Start at the line that contains "Write a Python", stop at the line that contains "3.83, 3.55, 3.24]", and repeat every line in that span, those two included, with no pictures.

→ **Data extract**:
++++++++
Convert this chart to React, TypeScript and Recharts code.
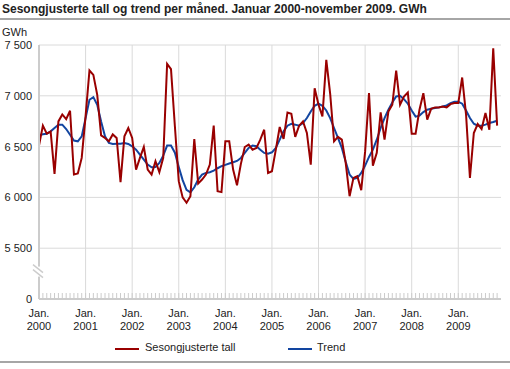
import { LineChart, Line, XAxis, YAxis, CartesianGrid, ReferenceLine, ReferenceDot } from "recharts"

const years = ["2000", "2001", "2002", "2003", "2004", "2005", "2006", "2007", "2008", "2009"]

// Sesongjusterte tall, jan. 2000 - nov. 2009 (GWh)
const seasonal = [
  6510, 6706, 6627, 6647, 6232, 6748, 6817, 6771, 6853, 6225, 6235, 6389,
  6800, 7249, 7206, 7010, 6611, 6585, 6552, 6620, 6585, 6150, 6601, 6683,
  6585, 6274, 6389, 6496, 6274, 6225, 6356, 6248, 6389, 7314, 7262, 6700,
  6160, 6000, 5947, 6012, 6575, 6137, 6176, 6225, 6323, 6706, 6061, 6052,
  6552, 6552, 6274, 6120, 6330, 6496, 6520, 6470, 6487, 6568, 6666, 6241,
  6258, 6470, 6693, 6575, 6836, 6823, 6595, 6706, 6748, 6634, 6323, 7075,
  6912, 6797, 7353, 7020, 6552, 6595, 6568, 6340, 6012, 6192, 6209, 6071,
  6450, 7026, 6313, 6438, 6836, 6568, 6846, 6912, 7249, 6912, 6993, 7033,
  6627, 6627, 6863, 7026, 6765, 6872, 6886, 6886, 6895, 6886, 6918, 6928,
  6928, 7180, 6814, 6192, 6634, 6722, 6673, 6830, 6666, 7468, 6706,
]

// Trend
const trend = [
  6611, 6621, 6627, 6650, 6683, 6716, 6716, 6673, 6617, 6559, 6552, 6601,
  6780, 6961, 6987, 6912, 6748, 6601, 6536, 6526, 6529, 6529, 6536, 6526,
  6503, 6470, 6421, 6372, 6323, 6297, 6300, 6339, 6411, 6510, 6510, 6440,
  6300, 6170, 6075, 6050, 6100, 6176, 6225, 6241, 6248, 6264, 6287, 6307,
  6320, 6333, 6346, 6359, 6388, 6438, 6487, 6510, 6503, 6470, 6438, 6431,
  6444, 6487, 6568, 6650, 6706, 6725, 6716, 6706, 6732, 6781, 6846, 6902,
  6922, 6902, 6856, 6781, 6683, 6585, 6487, 6350, 6225, 6182, 6192, 6241,
  6313, 6398, 6470, 6568, 6683, 6781, 6863, 6935, 6993, 7000, 6967, 6922,
  6856, 6795, 6805, 6840, 6863, 6872, 6879, 6886, 6895, 6905, 6928, 6941,
  6941, 6922, 6856, 6781, 6725, 6706, 6706, 6716, 6732, 6742, 6755,
]

const yTicks = [5000, 5500, 6000, 6500, 7000, 7500]

const RED = "#990000"
const BLUE = "#1245a0"
const GRID = "#dadada"
const AXIS = "#cccccc"
const FONT = '"Liberation Sans", Arial, sans-serif'

const data = seasonal.map((v, i) => ({ month: i, seasonal: v, trend: trend[i] }))
const monthTicks = seasonal.map((_, i) => i)
const janTicks = years.map((_, k) => k * 12)

function fmtY(v: number) {
  if (v === 5000) return "0"
  const s = String(v)
  return s.slice(0, s.length - 3) + " " + s.slice(-3)
}

function MonthTick(props: any) {
  const { x, y, payload } = props
  const i = payload.value as number
  if (i % 12 !== 0) return <g />
  return (
    <text x={x} y={y} textAnchor="middle" fontSize={11} fill="#222" fontFamily={FONT}>
      <tspan x={x} dy={24}>Jan.</tspan>
      <tspan x={x} dy={13}>{years[i / 12]}</tspan>
    </text>
  )
}

function BreakMark(props: any) {
  const { cx, cy } = props
  return (
    <g>
      <rect x={cx - 3} y={cy - 5} width={6} height={10} fill="#fff" />
      <line x1={cx - 6} y1={cy - 7} x2={cx + 4} y2={cy + 1} stroke={AXIS} strokeWidth={1.5} />
      <line x1={cx - 6} y1={cy - 2} x2={cx + 4} y2={cy + 6} stroke={AXIS} strokeWidth={1.5} />
    </g>
  )
}

export default function App() {
  return (
    <div style={{ position: "absolute", left: 0, top: 0, width: 510, height: 369, background: "#fff", fontFamily: FONT, color: "#222" }}>
      <div style={{ position: "absolute", left: 2, top: 2, fontSize: 12, fontWeight: "bold", whiteSpace: "nowrap" }}>
        Sesongjusterte tall og trend per måned. Januar 2000-november 2009. GWh
      </div>
      <div style={{ position: "absolute", left: 0, top: 18, width: 510, height: 2, background: "#a6a6a6" }} />
      <div style={{ position: "absolute", left: 2, top: 26, fontSize: 11 }}>GWh</div>

      <div style={{ position: "absolute", left: 0, top: 0 }}>
        <LineChart width={510} height={369} data={data} margin={{ top: 45, right: 9, bottom: 30, left: 0 }}>
          <CartesianGrid vertical={false} stroke={GRID} />
          {janTicks.map((j) => (
            <ReferenceLine key={j} x={j} stroke={GRID} />
          ))}
          <XAxis
            dataKey="month"
            type="number"
            domain={[0, 119]}
            ticks={monthTicks}
            interval={0}
            height={40}
            tickSize={-6}
            tickMargin={0}
            tick={<MonthTick />}
            tickLine={{ stroke: AXIS }}
            axisLine={{ stroke: AXIS, strokeWidth: 2 }}
          />
          <YAxis
            type="number"
            domain={[5000, 7500]}
            ticks={yTicks}
            interval={0}
            width={39}
            tickSize={0}
            tickMargin={7}
            tickLine={false}
            tickFormatter={fmtY}
            tick={{ fontSize: 11, fill: "#222", fontFamily: FONT }}
            axisLine={{ stroke: AXIS, strokeWidth: 2 }}
          />
          <Line type="linear" dataKey="trend" stroke={BLUE} strokeWidth={2} dot={false} isAnimationActive={false} />
          <Line type="linear" dataKey="seasonal" stroke={RED} strokeWidth={2} dot={false} isAnimationActive={false} />
          <ReferenceDot x={0} y={5270} r={0} ifOverflow="visible" shape={<BreakMark />} />
        </LineChart>
      </div>

      <div style={{ position: "absolute", left: 115, top: 348, width: 24, height: 2, background: RED }} />
      <div style={{ position: "absolute", left: 145, top: 341, fontSize: 11, whiteSpace: "nowrap" }}>Sesongjusterte tall</div>
      <div style={{ position: "absolute", left: 288, top: 348, width: 24, height: 2, background: BLUE }} />
      <div style={{ position: "absolute", left: 317, top: 341, fontSize: 11, whiteSpace: "nowrap" }}>Trend</div>
      <div style={{ position: "absolute", left: 0, top: 361, width: 510, height: 2, background: "#a6a6a6" }} />
    </div>
  )
}
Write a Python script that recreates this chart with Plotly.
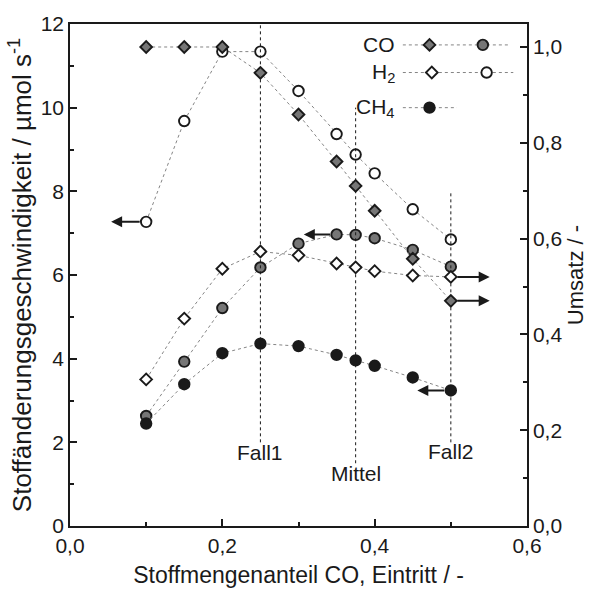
import plotly.graph_objects as go

# CO mole fraction at the inlet
x_co = [0.1, 0.15, 0.2, 0.25, 0.3, 0.35, 0.375, 0.4, 0.45, 0.5]

# conversion (right axis)
conv_co = [1.0, 1.0, 1.0, 0.946, 0.859, 0.761, 0.710, 0.658, 0.558, 0.470]
conv_h2 = [0.306, 0.433, 0.537, 0.573, 0.565, 0.548, 0.540, 0.532, 0.523, 0.520]

# rates of change (left axis, µmol/s)
rate_co = [2.63, 3.93, 5.21, 6.18, 6.75, 6.97, 6.96, 6.88, 6.60, 6.20]
rate_h2 = [7.27, 9.68, 11.34, 11.34, 10.40, 9.37, 8.88, 8.43, 7.57, 6.85]
rate_ch4 = [2.45, 3.39, 4.13, 4.36, 4.30, 4.09, 3.96, 3.83, 3.55, 3.24]

# marked operating points: label, x, line top, line bottom, label y
cases = [("Fall1", 0.25, 12.0, 2.0, 1.75),
         ("Mittel", 0.375, 10.0, 1.5, 1.25),
         ("Fall2", 0.5, 8.0, 2.0, 1.77)]

FONT = "Liberation Sans, Arial, sans-serif"
INK = "#1a1a1a"
GREY = "#767676"
LINE = dict(color="#858585", width=1, dash="dot")
D_SIZE = 9     # diamond size
C_SIZE = 10.5  # circle size
EDGE = dict(color=INK, width=1.9)

fig = go.Figure()


def series(y, yaxis, symbol, fill, size):
    fig.add_trace(go.Scatter(
        x=x_co, y=y, yaxis=yaxis, mode="lines+markers", showlegend=False,
        line=LINE,
        marker=dict(symbol=symbol, size=size, color=fill, line=EDGE)))


series(conv_co, "y2", "diamond", GREY, D_SIZE)
series(conv_h2, "y2", "diamond", "white", D_SIZE)
series(rate_co, "y", "circle", GREY, C_SIZE)
series(rate_h2, "y", "circle", "white", C_SIZE)
series(rate_ch4, "y", "circle", INK, C_SIZE)

# dashed markers for the operating points
for name, xc, top, bot, ylab in cases:
    fig.add_trace(go.Scatter(x=[xc, xc], y=[bot, top], mode="lines",
                             showlegend=False, hoverinfo="skip",
                             line=dict(color=INK, width=1, dash="3px,3px")))
    fig.add_annotation(x=xc, y=ylab, xref="x", yref="y", text=name,
                       showarrow=False, font=dict(family=FONT, size=21, color=INK))

# legend drawn inside the plot
leg_rows = [
    ("CO", 11.5, [(0.472, "diamond", GREY, D_SIZE), (0.542, "circle", GREY, C_SIZE)], 0.577),
    ("H<sub>2</sub>", 10.84, [(0.475, "diamond", "white", D_SIZE), (0.547, "circle", "white", C_SIZE)], 0.582),
    ("CH<sub>4</sub>", 10.0, [(0.472, "circle", INK, C_SIZE)], 0.508),
]
for text, yl, marks, xend in leg_rows:
    fig.add_trace(go.Scatter(x=[0.437, xend], y=[yl, yl], mode="lines",
                             showlegend=False, hoverinfo="skip", line=LINE))
    for xm, sym, fill, sz in marks:
        fig.add_trace(go.Scatter(x=[xm], y=[yl], mode="markers", showlegend=False,
                                 hoverinfo="skip",
                                 marker=dict(symbol=sym, size=sz, color=fill, line=EDGE)))
    fig.add_annotation(x=0.429, y=yl, xref="x", yref="y", text=text, xanchor="right",
                       showarrow=False, font=dict(family=FONT, size=21, color=INK))

# arrows pointing to the axis each series belongs to
arrows = [
    (x_co[0], rate_h2[0], "y", -0.046),
    (x_co[5], rate_co[5], "y", -0.043),
    (x_co[9], rate_ch4[9], "y", -0.044),
    (x_co[9], conv_h2[9], "y2", 0.051),
    (x_co[9], conv_co[9], "y2", 0.051),
]
for xa, ya, yref, dx in arrows:
    fig.add_annotation(x=xa + dx, y=ya, ax=xa, ay=ya, xref="x", yref=yref,
                       axref="x", ayref=yref, text="", showarrow=True,
                       arrowhead=2, arrowsize=1.1, arrowwidth=2, arrowcolor=INK,
                       startstandoff=5, standoff=0)

tickfont = dict(family=FONT, size=21, color=INK)
axis_common = dict(showline=True, linecolor=INK, linewidth=1.5, ticks="inside",
                   tickcolor=INK, ticklen=7, tickwidth=1.5, showgrid=False,
                   zeroline=False, tickfont=tickfont)
minor = dict(ticks="inside", ticklen=4, tickcolor=INK, tickwidth=1.5)

fig.update_layout(
    width=599, height=601,
    margin=dict(l=70, r=72, t=19, b=75),
    plot_bgcolor="white", paper_bgcolor="white",
    separators=",.",
    font=dict(family=FONT, color=INK),
    xaxis=dict(range=[0, 0.6], tickvals=[0, 0.2, 0.4, 0.6], tickformat=".1f",
               mirror=True, minor=dict(dtick=0.1, **minor),
               title=dict(text="Stoffmengenanteil CO, Eintritt / -",
                          font=dict(family=FONT, size=23, color=INK), standoff=11),
               **axis_common),
    yaxis=dict(range=[0, 12], dtick=2, minor=dict(dtick=1, **minor),
               title=dict(text="Stoffänderungsgeschwindigkeit / µmol s<sup>-1</sup>",
                          font=dict(family=FONT, size=26, color=INK), standoff=2),
               **axis_common),
    yaxis2=dict(range=[0, 1.048], dtick=0.2, tickformat=".1f", overlaying="y",
                side="right", minor=dict(dtick=0.1, **minor),
                title=dict(text="Umsatz / -",
                           font=dict(family=FONT, size=22, color=INK), standoff=6),
                **axis_common),
)

fig.write_html("out.html")
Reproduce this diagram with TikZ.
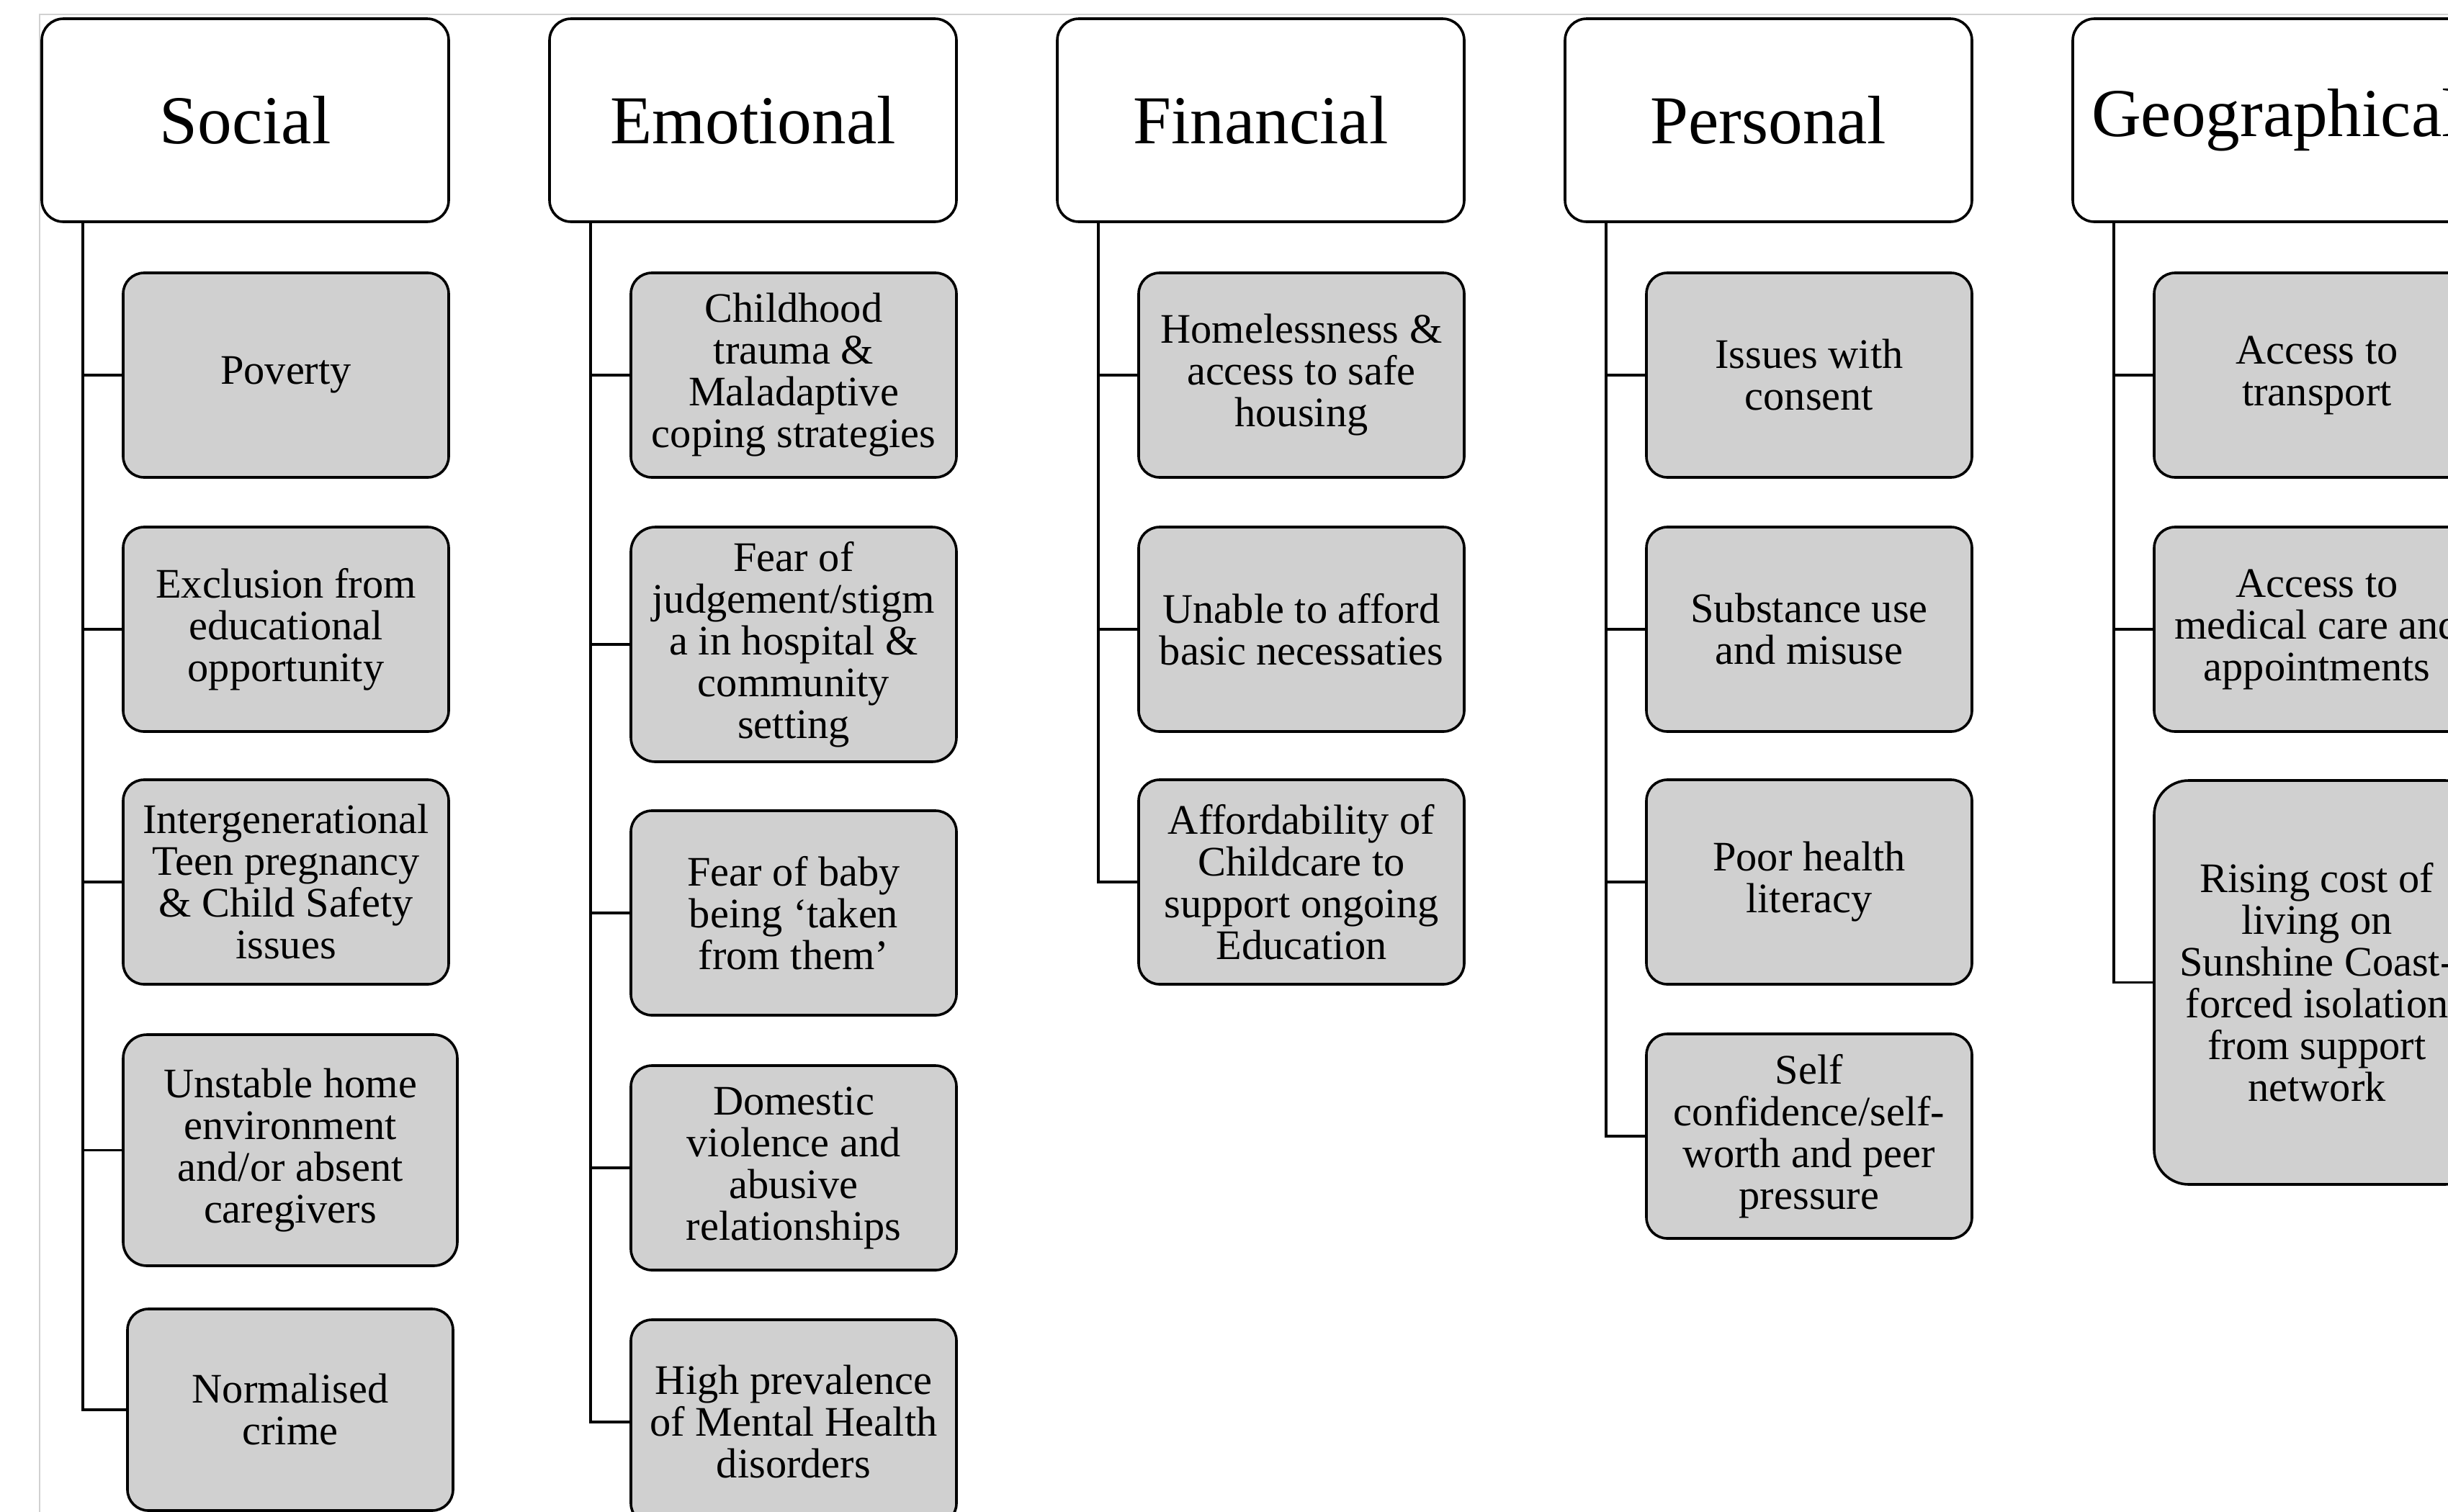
++++++++
→ **Final result**:
Write a Python script that recreates this chart with Plotly.
import plotly.graph_objects as go

# CO mole fraction at the inlet
x_co = [0.1, 0.15, 0.2, 0.25, 0.3, 0.35, 0.375, 0.4, 0.45, 0.5]

# conversion (right axis)
conv_co = [1.0, 1.0, 1.0, 0.946, 0.859, 0.761, 0.710, 0.658, 0.558, 0.470]
conv_h2 = [0.306, 0.433, 0.537, 0.573, 0.565, 0.548, 0.540, 0.532, 0.523, 0.520]

# rates of change (left axis, µmol/s)
rate_co = [2.63, 3.93, 5.21, 6.18, 6.75, 6.97, 6.96, 6.88, 6.60, 6.20]
rate_h2 = [7.27, 9.68, 11.34, 11.34, 10.40, 9.37, 8.88, 8.43, 7.57, 6.85]
rate_ch4 = [2.45, 3.39, 4.13, 4.36, 4.30, 4.09, 3.96, 3.83, 3.55, 3.24]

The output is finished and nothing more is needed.